*DO THIS*. Images should be left out, and everything else in the listing reproduced exactly.

*INFORMATION PROVIDED*.
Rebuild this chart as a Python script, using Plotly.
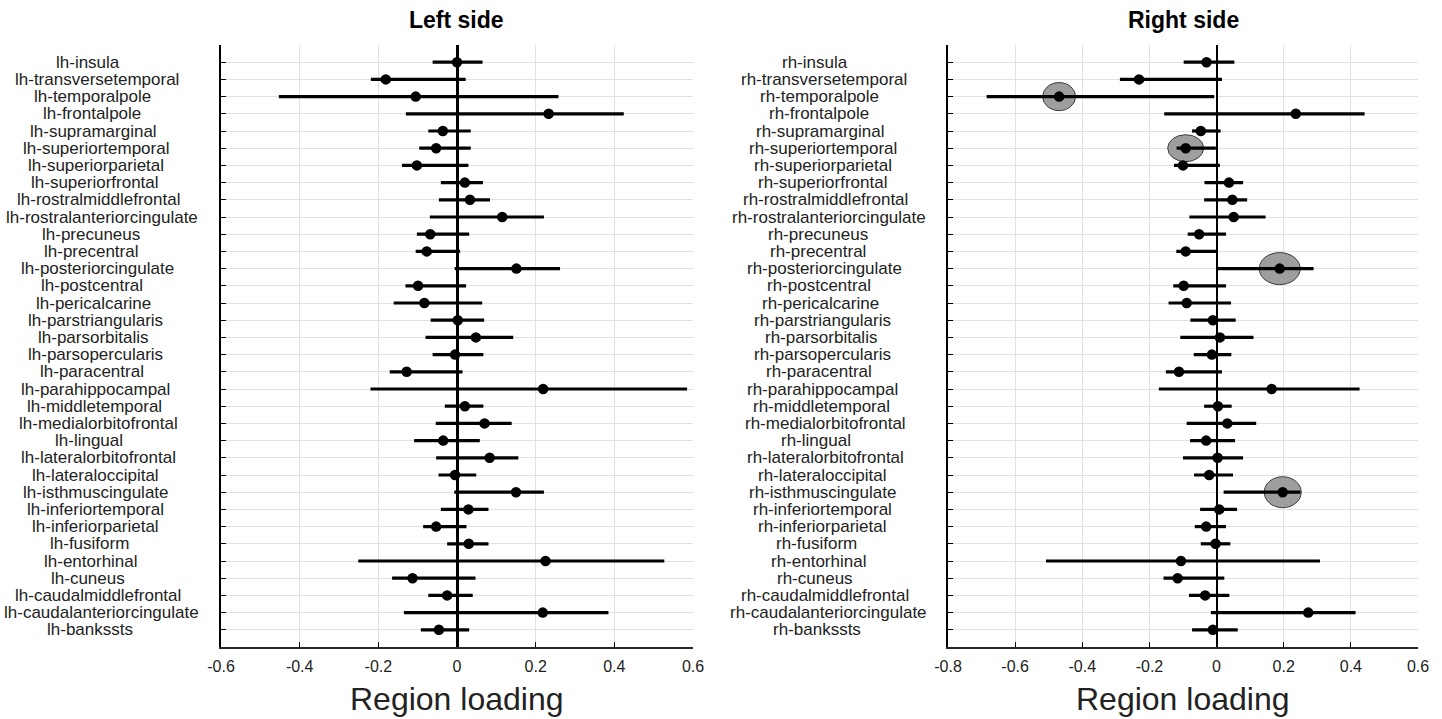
import plotly.graph_objects as go

regions = ["insula", "transversetemporal", "temporalpole", "frontalpole", "supramarginal",
           "superiortemporal", "superiorparietal", "superiorfrontal", "rostralmiddlefrontal",
           "rostralanteriorcingulate", "precuneus", "precentral", "posteriorcingulate",
           "postcentral", "pericalcarine", "parstriangularis", "parsorbitalis",
           "parsopercularis", "paracentral", "parahippocampal", "middletemporal",
           "medialorbitofrontal", "lingual", "lateralorbitofrontal", "lateraloccipital",
           "isthmuscingulate", "inferiortemporal", "inferiorparietal", "fusiform",
           "entorhinal", "cuneus", "caudalmiddlefrontal", "caudalanteriorcingulate", "bankssts"]

left_est = [0.000, -0.181, -0.105, 0.233, -0.036, -0.053, -0.102, 0.020, 0.033, 0.115,
            -0.068, -0.077, 0.151, -0.099, -0.083, 0.002, 0.048, -0.005, -0.128, 0.219,
            0.020, 0.070, -0.035, 0.083, -0.005, 0.150, 0.029, -0.053, 0.030, 0.225,
            -0.113, -0.025, 0.218, -0.046]
left_lo = [-0.062, -0.219, -0.453, -0.130, -0.073, -0.096, -0.140, -0.041, -0.046, -0.069,
           -0.102, -0.105, -0.006, -0.131, -0.161, -0.067, -0.080, -0.062, -0.171, -0.220,
           -0.031, -0.054, -0.109, -0.053, -0.047, -0.007, -0.041, -0.086, -0.025, -0.251,
           -0.165, -0.073, -0.135, -0.092]
left_hi = [0.065, 0.022, 0.258, 0.424, 0.035, 0.035, 0.029, 0.066, 0.084, 0.221,
           0.031, 0.008, 0.262, 0.023, 0.064, 0.069, 0.143, 0.067, 0.014, 0.585,
           0.067, 0.139, 0.058, 0.156, 0.049, 0.221, 0.080, 0.024, 0.080, 0.527,
           0.047, 0.040, 0.385, 0.031]

right_est = [-0.030, -0.231, -0.469, 0.236, -0.047, -0.092, -0.100, 0.037, 0.047, 0.051,
             -0.052, -0.092, 0.188, -0.098, -0.089, -0.011, 0.010, -0.014, -0.112, 0.164,
             0.004, 0.032, -0.031, 0.003, -0.022, 0.197, 0.008, -0.031, -0.003, -0.106,
             -0.116, -0.034, 0.273, -0.011]
right_lo = [-0.098, -0.288, -0.685, -0.156, -0.073, -0.119, -0.127, -0.036, -0.037, -0.081,
            -0.086, -0.120, 0.003, -0.129, -0.143, -0.078, -0.108, -0.068, -0.151, -0.172,
            -0.037, -0.089, -0.079, -0.100, -0.067, 0.021, -0.049, -0.065, -0.047, -0.508,
            -0.158, -0.082, -0.017, -0.073]
right_hi = [0.053, 0.016, -0.007, 0.441, 0.012, -0.002, 0.010, 0.079, 0.091, 0.146,
            0.028, 0.003, 0.289, 0.028, 0.043, 0.057, 0.110, 0.044, 0.016, 0.426,
            0.045, 0.118, 0.055, 0.079, 0.049, 0.250, 0.061, 0.028, 0.041, 0.308,
            0.023, 0.038, 0.414, 0.063]

right_highlight = ["temporalpole", "superiortemporal", "posteriorcingulate", "isthmuscingulate"]

left_ticks = [-0.6, -0.4, -0.2, 0, 0.2, 0.4, 0.6]
left_ticktext = ["-0.6", "-0.4", "-0.2", "0", "0.2", "0.4", "0.6"]
right_ticks = [-0.8, -0.6, -0.4, -0.2, 0, 0.2, 0.4, 0.6]
right_ticktext = ["-0.8", "-0.6", "-0.4", "-0.2", "0", "0.2", "0.4", "0.6"]

# ---- styles ----
FONT = "Arial, Liberation Sans, sans-serif"
W, H = 1442, 719
highlight_px = {"temporalpole": (33, 28), "superiortemporal": (36, 27),
                "posteriorcingulate": (41, 32), "isthmuscingulate": (37, 31)}

fig = go.Figure()


def add_panel(est, lo, hi, xa, ya):
    fig.add_trace(go.Scatter(
        x=est, y=regions, mode="markers",
        marker=dict(color="black", size=10.5),
        error_x=dict(type="data", symmetric=False,
                     array=[h - e for h, e in zip(hi, est)],
                     arrayminus=[e - l for e, l in zip(est, lo)],
                     color="black", thickness=3.2, width=0),
        xaxis=xa, yaxis=ya, showlegend=False, hoverinfo="x+y"))


add_panel(left_est, left_lo, left_hi, "x", "y")
add_panel(right_est, right_lo, right_hi, "x2", "y2")

# highlighted ellipses on right panel
for name in right_highlight:
    i = regions.index(name)
    w, h = highlight_px[name]
    fig.add_shape(type="circle", xref="x2", yref="y2",
                  xsizemode="pixel", ysizemode="pixel",
                  xanchor=right_est[i], yanchor=i,
                  x0=-w / 2, x1=w / 2, y0=-h / 2, y1=h / 2,
                  fillcolor="rgb(158,158,158)", line=dict(color="rgb(60,60,60)", width=1),
                  layer="between")

n = len(regions)
yax_common = dict(type="category", categoryorder="array", categoryarray=regions,
                  range=[n, -1], showticklabels=False, automargin=False,
                  ticks="inside", ticklen=5, tickcolor="black", tickwidth=1,
                  showgrid=True, gridcolor="rgb(225,225,225)", gridwidth=1,
                  showline=True, linecolor="black", linewidth=1.5, zeroline=False)
xax_common = dict(showgrid=True, gridcolor="rgb(225,225,225)", gridwidth=1,
                  ticks="inside", ticklen=5, tickcolor="black", tickwidth=1,
                  showline=True, linecolor="rgb(40,40,40)", linewidth=1.5,
                  zeroline=True, zerolinecolor="black", automargin=False,
                  ticklabelstandoff=4,
                  tickfont=dict(family=FONT, size=16, color="#222"))

left_dom = [221 / W, 693 / W]
right_dom = [948 / W, 1418 / W]
ydom = [1 - 647 / H, 1 - 45 / H]

fig.update_layout(
    template="none",
    width=W, height=H, margin=dict(l=0, r=0, t=0, b=0, pad=0, autoexpand=False),
    paper_bgcolor="white", plot_bgcolor="white",
    xaxis=dict(domain=left_dom, range=[-0.6, 0.6], tickvals=left_ticks,
               ticktext=left_ticktext, zerolinewidth=2.5, anchor="y", **xax_common),
    yaxis=dict(domain=ydom, anchor="x", **yax_common),
    xaxis2=dict(domain=right_dom, range=[-0.8, 0.6], tickvals=right_ticks,
                ticktext=right_ticktext, zerolinewidth=1.5, anchor="y2", **xax_common),
    yaxis2=dict(domain=ydom, anchor="x2", **yax_common),
)

# region labels: roughly centred, drifting slightly right for longer names (as in source)
for prefix, cx, ya in [("lh-", 93, "y"), ("rh-", 820, "y2")]:
    for r in regions:
        label = prefix + r
        xpix = cx + 0.76 * (len(label) - 15.2)
        fig.add_annotation(x=xpix / W, xref="paper", y=r, yref=ya,
                           text=label, showarrow=False, xanchor="center",
                           yanchor="middle",
                           font=dict(family=FONT, size=17, color="#222"))

# titles
for txt, dom in [("Left side", left_dom), ("Right side", right_dom)]:
    fig.add_annotation(x=(dom[0] + dom[1]) / 2, xref="paper", y=1 - 20 / H, yref="paper",
                       text="<b>" + txt + "</b>", showarrow=False, xanchor="center",
                       yanchor="middle", font=dict(family=FONT, size=23, color="black"))
    fig.add_annotation(x=(dom[0] + dom[1]) / 2, xref="paper", y=0, yref="paper",
                       text="Region loading", showarrow=False, xanchor="center",
                       yanchor="bottom", font=dict(family=FONT, size=32, color="#222"))

fig.write_html("out.html")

*CORRECT OUTPUT*.
Rebuild this chart as a Python script, using Plotly.
import plotly.graph_objects as go

regions = ["insula", "transversetemporal", "temporalpole", "frontalpole", "supramarginal",
           "superiortemporal", "superiorparietal", "superiorfrontal", "rostralmiddlefrontal",
           "rostralanteriorcingulate", "precuneus", "precentral", "posteriorcingulate",
           "postcentral", "pericalcarine", "parstriangularis", "parsorbitalis",
           "parsopercularis", "paracentral", "parahippocampal", "middletemporal",
           "medialorbitofrontal", "lingual", "lateralorbitofrontal", "lateraloccipital",
           "isthmuscingulate", "inferiortemporal", "inferiorparietal", "fusiform",
           "entorhinal", "cuneus", "caudalmiddlefrontal", "caudalanteriorcingulate", "bankssts"]

left_est = [0.000, -0.181, -0.105, 0.233, -0.036, -0.053, -0.102, 0.020, 0.033, 0.115,
            -0.068, -0.077, 0.151, -0.099, -0.083, 0.002, 0.048, -0.005, -0.128, 0.219,
            0.020, 0.070, -0.035, 0.083, -0.005, 0.150, 0.029, -0.053, 0.030, 0.225,
            -0.113, -0.025, 0.218, -0.046]
left_lo = [-0.062, -0.219, -0.453, -0.130, -0.073, -0.096, -0.140, -0.041, -0.046, -0.069,
           -0.102, -0.105, -0.006, -0.131, -0.161, -0.067, -0.080, -0.062, -0.171, -0.220,
           -0.031, -0.054, -0.109, -0.053, -0.047, -0.007, -0.041, -0.086, -0.025, -0.251,
           -0.165, -0.073, -0.135, -0.092]
left_hi = [0.065, 0.022, 0.258, 0.424, 0.035, 0.035, 0.029, 0.066, 0.084, 0.221,
           0.031, 0.008, 0.262, 0.023, 0.064, 0.069, 0.143, 0.067, 0.014, 0.585,
           0.067, 0.139, 0.058, 0.156, 0.049, 0.221, 0.080, 0.024, 0.080, 0.527,
           0.047, 0.040, 0.385, 0.031]

right_est = [-0.030, -0.231, -0.469, 0.236, -0.047, -0.092, -0.100, 0.037, 0.047, 0.051,
             -0.052, -0.092, 0.188, -0.098, -0.089, -0.011, 0.010, -0.014, -0.112, 0.164,
             0.004, 0.032, -0.031, 0.003, -0.022, 0.197, 0.008, -0.031, -0.003, -0.106,
             -0.116, -0.034, 0.273, -0.011]
right_lo = [-0.098, -0.288, -0.685, -0.156, -0.073, -0.119, -0.127, -0.036, -0.037, -0.081,
            -0.086, -0.120, 0.003, -0.129, -0.143, -0.078, -0.108, -0.068, -0.151, -0.172,
            -0.037, -0.089, -0.079, -0.100, -0.067, 0.021, -0.049, -0.065, -0.047, -0.508,
            -0.158, -0.082, -0.017, -0.073]
right_hi = [0.053, 0.016, -0.007, 0.441, 0.012, -0.002, 0.010, 0.079, 0.091, 0.146,
            0.028, 0.003, 0.289, 0.028, 0.043, 0.057, 0.110, 0.044, 0.016, 0.426,
            0.045, 0.118, 0.055, 0.079, 0.049, 0.250, 0.061, 0.028, 0.041, 0.308,
            0.023, 0.038, 0.414, 0.063]

right_highlight = ["temporalpole", "superiortemporal", "posteriorcingulate", "isthmuscingulate"]

left_ticks = [-0.6, -0.4, -0.2, 0, 0.2, 0.4, 0.6]
left_ticktext = ["-0.6", "-0.4", "-0.2", "0", "0.2", "0.4", "0.6"]
right_ticks = [-0.8, -0.6, -0.4, -0.2, 0, 0.2, 0.4, 0.6]
right_ticktext = ["-0.8", "-0.6", "-0.4", "-0.2", "0", "0.2", "0.4", "0.6"]

# ---- styles ----
FONT = "Arial, Liberation Sans, sans-serif"
W, H = 1442, 719
highlight_px = {"temporalpole": (33, 28), "superiortemporal": (36, 27),
                "posteriorcingulate": (41, 32), "isthmuscingulate": (37, 31)}

fig = go.Figure()


def add_panel(est, lo, hi, xa, ya):
    fig.add_trace(go.Scatter(
        x=est, y=regions, mode="markers",
        marker=dict(color="black", size=10.5),
        error_x=dict(type="data", symmetric=False,
                     array=[h - e for h, e in zip(hi, est)],
                     arrayminus=[e - l for e, l in zip(est, lo)],
                     color="black", thickness=3.2, width=0),
        xaxis=xa, yaxis=ya, showlegend=False, hoverinfo="x+y"))


add_panel(left_est, left_lo, left_hi, "x", "y")
add_panel(right_est, right_lo, right_hi, "x2", "y2")

# highlighted ellipses on right panel
for name in right_highlight:
    i = regions.index(name)
    w, h = highlight_px[name]
    fig.add_shape(type="circle", xref="x2", yref="y2",
                  xsizemode="pixel", ysizemode="pixel",
                  xanchor=right_est[i], yanchor=i,
                  x0=-w / 2, x1=w / 2, y0=-h / 2, y1=h / 2,
                  fillcolor="rgb(158,158,158)", line=dict(color="rgb(60,60,60)", width=1),
                  layer="between")

n = len(regions)
yax_common = dict(type="category", categoryorder="array", categoryarray=regions,
                  range=[n, -1], showticklabels=False, automargin=False,
                  ticks="inside", ticklen=5, tickcolor="black", tickwidth=1,
                  showgrid=True, gridcolor="rgb(225,225,225)", gridwidth=1,
                  showline=True, linecolor="black", linewidth=1.5, zeroline=False)
xax_common = dict(showgrid=True, gridcolor="rgb(225,225,225)", gridwidth=1,
                  ticks="inside", ticklen=5, tickcolor="black", tickwidth=1,
                  showline=True, linecolor="rgb(40,40,40)", linewidth=1.5,
                  zeroline=True, zerolinecolor="black", automargin=False,
                  ticklabelstandoff=4,
                  tickfont=dict(family=FONT, size=16, color="#222"))

left_dom = [221 / W, 693 / W]
right_dom = [948 / W, 1418 / W]
ydom = [1 - 647 / H, 1 - 45 / H]

fig.update_layout(
    template="none",
    width=W, height=H, margin=dict(l=0, r=0, t=0, b=0, pad=0, autoexpand=False),
    paper_bgcolor="white", plot_bgcolor="white",
    xaxis=dict(domain=left_dom, range=[-0.6, 0.6], tickvals=left_ticks,
               ticktext=left_ticktext, zerolinewidth=2.5, anchor="y", **xax_common),
    yaxis=dict(domain=ydom, anchor="x", **yax_common),
    xaxis2=dict(domain=right_dom, range=[-0.8, 0.6], tickvals=right_ticks,
                ticktext=right_ticktext, zerolinewidth=1.5, anchor="y2", **xax_common),
    yaxis2=dict(domain=ydom, anchor="x2", **yax_common),
)

# region labels: roughly centred, drifting slightly right for longer names (as in source)
for prefix, cx, ya in [("lh-", 93, "y"), ("rh-", 820, "y2")]:
    for r in regions:
        label = prefix + r
        xpix = cx + 0.76 * (len(label) - 15.2)
        fig.add_annotation(x=xpix / W, xref="paper", y=r, yref=ya,
                           text=label, showarrow=False, xanchor="center",
                           yanchor="middle",
                           font=dict(family=FONT, size=17, color="#222"))

# titles
for txt, dom in [("Left side", left_dom), ("Right side", right_dom)]:
    fig.add_annotation(x=(dom[0] + dom[1]) / 2, xref="paper", y=1 - 20 / H, yref="paper",
                       text="<b>" + txt + "</b>", showarrow=False, xanchor="center",
                       yanchor="middle", font=dict(family=FONT, size=23, color="black"))
    fig.add_annotation(x=(dom[0] + dom[1]) / 2, xref="paper", y=0, yref="paper",
                       text="Region loading", showarrow=False, xanchor="center",
                       yanchor="bottom", font=dict(family=FONT, size=32, color="#222"))

fig.write_html("out.html")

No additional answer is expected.